The Confederation of Mexican Workers ((スペイン語: ''Confederación de Trabajadores de México'' (CTM))) is the largest confederation of labor unions in Mexico. For many years, it was one of the essential pillars of the Partido Revolucionario Institucional (the Institutional Revolutionary Party, or PRI), which ruled Mexico for more than seventy years. However, the CTM began to lose influence within the PRI structure in the late 1980s, as technocrats increasingly held power within the party. Eventually, the union found itself forced to deal with a new party in power after the PRI lost the 2000 general election, an event that drastically reduced the CTM's influence in Mexican politics.
Over the years the CTM has also lost much of its power within the workplace, increasingly being more agreeable to employers' moves aimed to increase productivity. Workers have usually received little benefit from these agreements, as real wages have generally fallen over the past several decades. Moreover, the CTM has become increasingly corrupt and conservative over the years, often serving to impede workers' efforts to organize independent unions.
== Founding the CTM==

The CTM was founded on February 21, 1936,〔Howard F. Cline, ''The United States and Mexico''. Cambridge: Harvard University Press 1961, p.221.〕 during the term of President Lázaro Cárdenas del Río. Cárdenas's predecessors had relied heavily on the Confederación Regional Obrera Mexicana, or CROM, in order to garner support from the working class. However, this support was withdrawn after the assassination of President Álvaro Obregón in 1928. Once this happened the CROM began to fragment as unions and their leaders defected from the organization.〔Howard F. Cline, ''The United States and Mexico''. p. 197.〕 Cárdenas saw an organized labor sector as being essential to the goals of his government and pushed for the formation of a new umbrella labor organization.〔Cline, ''U.S. and Mexico'', p. 222.〕
One of the most important leaders who left CROM was Vicente Lombardo Toledano, a Marxist intellectual who later developed close ties with the Soviet Union. Lombardo Toledano formed his own federation of disaffected CROM members, which he called the "Purified CROM".

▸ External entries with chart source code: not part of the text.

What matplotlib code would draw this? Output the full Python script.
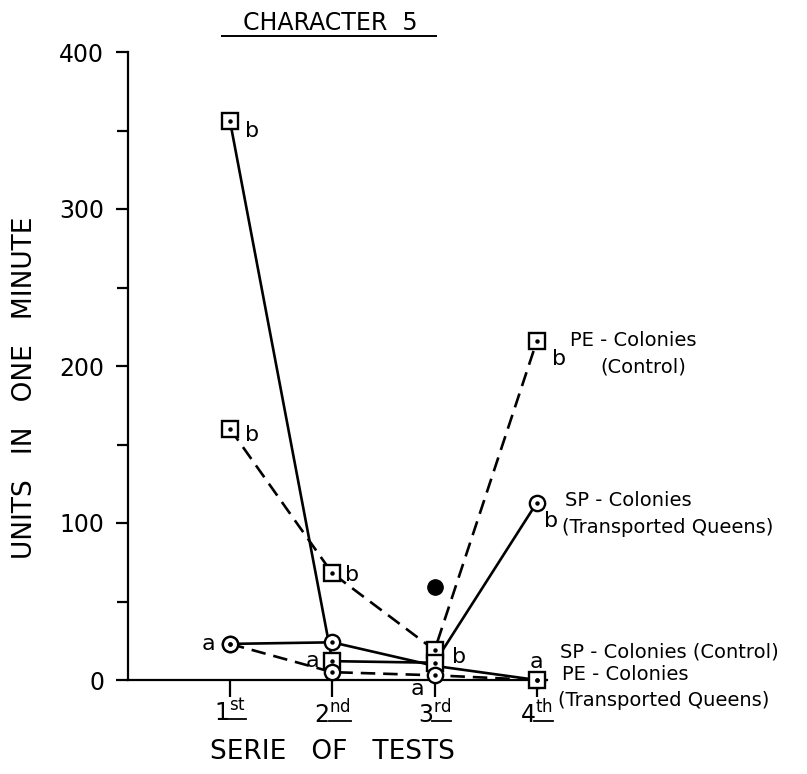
import matplotlib
matplotlib.use("Agg")
import matplotlib.pyplot as plt
from matplotlib.lines import Line2D
from matplotlib.ticker import MultipleLocator

plt.rcParams['font.family'] = ['DejaVu Sans']

# Test series (1st..4th) and measured units per minute
series_x = [1, 2, 3, 4]
tick_labels = [r'1$^{\rm st}$', r'2$^{\rm nd}$', r'3$^{\rm rd}$', r'4$^{\rm th}$']

pe_control = [160, 68, 19, 216]
sp_transported = [356, 12, 11, 113]
sp_control = [23, 24, 9, 0]
pe_transported = [23, 5, 3, 0]
extra_point = (3, 59)

# significance letters for each point ('' = none)
pe_control_sig = ['b', 'b', '', 'b']
sp_transported_sig = ['b', 'a', 'b', 'b']
sp_control_sig = ['a', '', '', '']
pe_transported_sig = ['', '', 'a', 'a']

series_labels = {
    'pe_control': ('PE - Colonies', '(Control)'),
    'sp_transported': ('SP - Colonies', '(Transported Queens)'),
    'sp_control': ('SP - Colonies (Control)',),
    'pe_transported': ('PE - Colonies', '(Transported Queens)'),
}

W, H = 807, 774
fig = plt.figure(figsize=(W / 100, H / 100), dpi=100)
x0_px, step_px = 127.7, 102.3
ax = fig.add_axes([x0_px / W, 1 - 680 / H, 4.1 * step_px / W, 628 / H])
ax.set_xlim(0, 4.1)
ax.set_ylim(0, 400)

lw = 1.9
dash = (5.5, 3)

def draw(values, style, markers):
    ax.plot(series_x, values, color='black', lw=lw, ls=style, zorder=2,
            **({'dashes': dash} if style == '--' else {}))
    for x, v, m in zip(series_x, values, markers):
        if m is None:
            continue
        ax.plot(x, v, marker=m, ms=11, mfc='white', mec='black', mew=1.7,
                ls='none', zorder=3, clip_on=False)
        ax.plot(x, v, marker='o', ms=2.2, color='black', ls='none', zorder=4,
                clip_on=False)

draw(pe_control, '--', ['s', 's', 's', 's'])
draw(sp_transported, '-', ['s', 's', 's', 'o'])
draw(sp_control, '-', ['o', 'o', None, 'o'])
draw(pe_transported, '--', ['o', 'o', 'o', 's'])
ax.plot(*extra_point, marker='o', ms=11, color='black', ls='none', zorder=3)

# significance letter placement (offset pixels from each point)
letter_offsets = {
    'pe_control': [(22, -6), (20, -2), (0, 0), (22, -18)],
    'sp_transported': [(22, -10), (-20, 0), (24, 6), (14, -18)],
    'sp_control': [(-22, 0), (0, 0), (0, 0), (0, 0)],
    'pe_transported': [(0, 0), (0, 0), (-17, -14), (0, 18)],
}
all_series = {
    'pe_control': (pe_control, pe_control_sig),
    'sp_transported': (sp_transported, sp_transported_sig),
    'sp_control': (sp_control, sp_control_sig),
    'pe_transported': (pe_transported, pe_transported_sig),
}
for key, (vals, sigs) in all_series.items():
    for x, v, s, off in zip(series_x, vals, sigs, letter_offsets[key]):
        if s:
            ax.annotate(s, (x, v), xytext=off, textcoords='offset pixels',
                        ha='center', va='center', fontsize=16,
                        annotation_clip=False)

# series names next to the last test
name_offsets = {
    'pe_control': [(33, 0, 'left'), (106, -26, 'center')],
    'sp_transported': [(28, 2, 'left'), (25, -25, 'left')],
    'sp_control': [(23, 28, 'left')],
    'pe_transported': [(25, 5, 'left'), (21, -20, 'left')],
}
for key, lines in series_labels.items():
    vals = all_series[key][0]
    for text, (dx, dy, ha) in zip(lines, name_offsets[key]):
        ax.annotate(text, (4, vals[-1]), xytext=(dx, dy),
                    textcoords='offset pixels', ha=ha, va='center',
                    fontsize=14, annotation_clip=False)

# axes styling
for side in ('top', 'right'):
    ax.spines[side].set_visible(False)
for side in ('left', 'bottom'):
    ax.spines[side].set_linewidth(1.6)
ax.set_xticks(series_x)
ax.set_xticklabels(tick_labels, fontsize=17)
ax.yaxis.set_major_locator(MultipleLocator(100))
ax.yaxis.set_minor_locator(MultipleLocator(50))
ax.tick_params(axis='y', which='major', direction='out', length=9, width=1.6,
               labelsize=17, pad=8)
ax.tick_params(axis='y', which='minor', direction='out', length=8, width=1.6)
ax.tick_params(axis='x', direction='out', length=12, width=1.6, pad=2)

fig.text(330 / W, 1 - 23 / H, 'CHARACTER  5', ha='center', va='center',
         fontsize=17)
fig.add_artist(Line2D([222 / W, 436 / W], [1 - 36 / H, 1 - 36 / H],
                      color='black', lw=1.4))
fig.text(25 / W, 1 - 388 / H, 'UNITS   IN   ONE   MINUTE', rotation=90,
         ha='center', va='center', fontsize=19)
fig.text(332 / W, 1 - 752 / H, 'SERIE   OF   TESTS', ha='center', va='center',
         fontsize=19)

# underline the ordinal suffixes of the test labels
fig.canvas.draw()
renderer = fig.canvas.get_renderer()
for lab in ax.get_xticklabels():
    bb = lab.get_window_extent(renderer)
    x_start = bb.x0 + bb.width * 0.42
    y_line = bb.y0 + bb.height * 0.25
    fig.add_artist(Line2D([x_start / W, bb.x1 / W], [y_line / H, y_line / H],
                          color='black', lw=1.3))

fig.savefig('out.png', dpi=100)
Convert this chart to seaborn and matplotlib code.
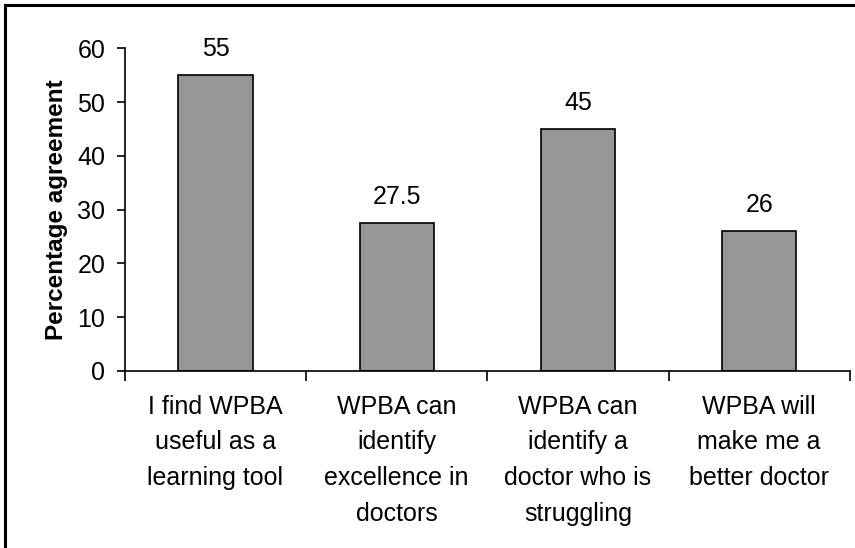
import matplotlib
matplotlib.use("Agg")
import matplotlib.pyplot as plt
import seaborn as sns
import pandas as pd
from matplotlib.patches import Rectangle

categories = [
    "I find WPBA\nuseful as a\nlearning tool",
    "WPBA can\nidentify\nexcellence in\ndoctors",
    "WPBA can\nidentify a\ndoctor who is\nstruggling",
    "WPBA will\nmake me a\nbetter doctor",
]
agreement = [55, 27.5, 45, 26]
value_labels = ["55", "27.5", "45", "26"]
y_ticks = [0, 10, 20, 30, 40, 50, 60]

df = pd.DataFrame({"statement": categories, "pct": agreement})

sns.set_theme(style="white")
plt.rcParams["font.family"] = ["Liberation Sans", "DejaVu Sans"]

fig = plt.figure(figsize=(8.55, 5.48), dpi=100)
ax = fig.add_axes([0.146, 0.323, 0.848, 0.589])

sns.barplot(data=df, x="statement", y="pct", color="#969696", width=0.41,
            edgecolor="black", linewidth=1.2, saturation=1, ax=ax)

for i, (v, lab) in enumerate(zip(agreement, value_labels)):
    ax.annotate(lab, (i, v), xytext=(0, 10), textcoords="offset points",
                ha="center", va="bottom", fontsize=18, color="black")

ax.set_xlim(-0.5, len(categories) - 0.5)
ax.set_ylim(0, 60)
ax.set_yticks(y_ticks)
ax.set_ylabel("Percentage agreement", fontsize=17.5, fontweight="bold",
              labelpad=7, color="black")
ax.set_xlabel("")

for s in ["top", "right"]:
    ax.spines[s].set_visible(False)
for s in ["left", "bottom"]:
    ax.spines[s].set_color("black")
    ax.spines[s].set_linewidth(1.2)

ax.tick_params(axis="y", direction="out", length=6, width=1.2, colors="black",
               labelsize=18, left=True, pad=8)
ax.tick_params(axis="x", which="major", length=0, labelsize=18, pad=17,
               labelcolor="black")
ax.set_xticks([i - 0.5 for i in range(len(categories) + 1)], minor=True)
ax.tick_params(axis="x", which="minor", direction="out", length=7, width=1.2,
               colors="black", bottom=True)
for t in ax.get_xticklabels():
    t.set_linespacing(1.62)

# outer chart border (only top and left edges visible in the crop)
fig.patches.append(Rectangle((0.006, -0.1), 1.1, 1.09, transform=fig.transFigure,
                             fill=False, edgecolor="black", linewidth=2.2))

plt.savefig("out.png", dpi=100)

He later formed an alliance with Fidel Velázquez Sánchez, the leader of the Confederación Sindical de Trabajadores del Distrito Federal (CSTDF), and with the leaders of the Confederación General de Trabajadores (CGT). Once these alliances were consolidated they founded the Confederación General de Obreros y Campesinos de México (CGOCM) on June 28, 1933.

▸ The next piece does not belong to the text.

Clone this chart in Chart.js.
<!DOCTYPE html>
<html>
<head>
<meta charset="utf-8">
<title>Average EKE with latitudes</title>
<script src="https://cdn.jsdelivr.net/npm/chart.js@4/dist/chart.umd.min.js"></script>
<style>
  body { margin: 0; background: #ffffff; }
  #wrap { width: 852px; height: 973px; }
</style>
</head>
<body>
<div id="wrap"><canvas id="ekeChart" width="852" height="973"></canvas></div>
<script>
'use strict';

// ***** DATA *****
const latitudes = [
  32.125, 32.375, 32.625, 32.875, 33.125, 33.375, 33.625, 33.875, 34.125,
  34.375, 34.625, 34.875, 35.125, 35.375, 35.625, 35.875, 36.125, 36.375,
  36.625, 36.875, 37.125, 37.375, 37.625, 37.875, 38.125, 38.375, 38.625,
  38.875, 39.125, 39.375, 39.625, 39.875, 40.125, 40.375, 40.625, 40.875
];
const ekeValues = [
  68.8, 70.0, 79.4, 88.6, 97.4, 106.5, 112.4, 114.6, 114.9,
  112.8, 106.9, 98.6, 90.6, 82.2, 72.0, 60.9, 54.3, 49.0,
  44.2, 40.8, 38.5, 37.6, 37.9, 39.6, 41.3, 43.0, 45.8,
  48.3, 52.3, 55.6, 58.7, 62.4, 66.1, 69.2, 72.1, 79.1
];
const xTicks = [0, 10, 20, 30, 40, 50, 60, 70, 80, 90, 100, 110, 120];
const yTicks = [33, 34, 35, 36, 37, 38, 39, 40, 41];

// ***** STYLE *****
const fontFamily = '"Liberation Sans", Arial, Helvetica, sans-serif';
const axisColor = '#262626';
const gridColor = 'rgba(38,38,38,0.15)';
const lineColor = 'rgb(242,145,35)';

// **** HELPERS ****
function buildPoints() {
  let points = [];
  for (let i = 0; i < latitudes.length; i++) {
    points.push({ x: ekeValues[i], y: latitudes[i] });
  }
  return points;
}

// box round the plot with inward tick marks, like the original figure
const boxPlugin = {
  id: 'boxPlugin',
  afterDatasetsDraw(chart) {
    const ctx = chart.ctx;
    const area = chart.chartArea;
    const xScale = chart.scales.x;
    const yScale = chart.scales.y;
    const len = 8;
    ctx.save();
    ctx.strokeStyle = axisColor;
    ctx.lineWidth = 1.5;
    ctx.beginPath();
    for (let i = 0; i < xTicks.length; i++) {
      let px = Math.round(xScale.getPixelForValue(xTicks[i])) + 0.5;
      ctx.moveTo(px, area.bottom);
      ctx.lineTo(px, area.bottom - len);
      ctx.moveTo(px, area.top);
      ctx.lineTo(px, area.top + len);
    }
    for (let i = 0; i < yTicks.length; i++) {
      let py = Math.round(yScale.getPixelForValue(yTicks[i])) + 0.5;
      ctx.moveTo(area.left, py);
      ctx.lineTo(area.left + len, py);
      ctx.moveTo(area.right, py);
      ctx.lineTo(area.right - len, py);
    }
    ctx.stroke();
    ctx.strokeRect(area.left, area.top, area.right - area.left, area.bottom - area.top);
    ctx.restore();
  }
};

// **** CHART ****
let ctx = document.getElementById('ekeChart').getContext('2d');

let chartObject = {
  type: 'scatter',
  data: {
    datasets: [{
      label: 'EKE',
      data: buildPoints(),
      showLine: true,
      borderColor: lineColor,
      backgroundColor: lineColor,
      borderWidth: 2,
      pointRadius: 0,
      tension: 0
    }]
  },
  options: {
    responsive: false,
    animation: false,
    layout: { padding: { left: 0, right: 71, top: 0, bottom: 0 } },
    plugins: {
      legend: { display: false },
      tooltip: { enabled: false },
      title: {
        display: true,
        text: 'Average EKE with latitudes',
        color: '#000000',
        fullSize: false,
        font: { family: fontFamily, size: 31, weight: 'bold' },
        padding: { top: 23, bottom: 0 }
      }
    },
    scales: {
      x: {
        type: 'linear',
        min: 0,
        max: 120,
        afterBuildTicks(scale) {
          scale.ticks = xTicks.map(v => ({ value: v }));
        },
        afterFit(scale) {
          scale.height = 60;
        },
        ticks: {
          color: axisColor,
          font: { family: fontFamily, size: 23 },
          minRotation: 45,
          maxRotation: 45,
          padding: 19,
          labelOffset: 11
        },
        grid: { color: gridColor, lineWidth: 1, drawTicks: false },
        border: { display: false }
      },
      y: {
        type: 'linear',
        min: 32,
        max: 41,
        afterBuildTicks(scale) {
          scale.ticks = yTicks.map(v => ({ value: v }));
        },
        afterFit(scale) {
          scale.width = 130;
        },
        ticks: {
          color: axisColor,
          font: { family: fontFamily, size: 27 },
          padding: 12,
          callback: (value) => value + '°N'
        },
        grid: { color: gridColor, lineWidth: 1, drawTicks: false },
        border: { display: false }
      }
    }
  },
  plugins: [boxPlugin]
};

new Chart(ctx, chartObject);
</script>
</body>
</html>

The CGOCM became the most important union body in México, leading a number of strikes in 1934. The CGOCM and the Mexican Communist Party (PCM) rallied to support President Cárdenas when he called on unions for support in resisting a threat of coup by former president Plutarco Elías Calles, and in opposing an employers' strike in Monterrey. Cárdenas also called on the CGT and the CSTDF unions to form a single unified body. The CGOCM then transformed itself into the Confederación de Trabajadores de México in response.
The CTM almost disintegrated at the moment of its formation, however. While Lombardo Toledano was a convinced Stalinist and the most important representative of the Soviet Union in México and Latin America, after his visit there in 1935, he was never a member of the Mexican Communist Party or PCM. At the founding convention of the CTM, the PCM and its industrial unions had been promised the second most powerful position within the CTM secretariat. However when Lombardo Toledano granted that position to Fidel Velázquez, the leftist unions walked out of the convention. They returned under pressure with the excuse of preserving unity and grudgingly assented to Velázquez's election.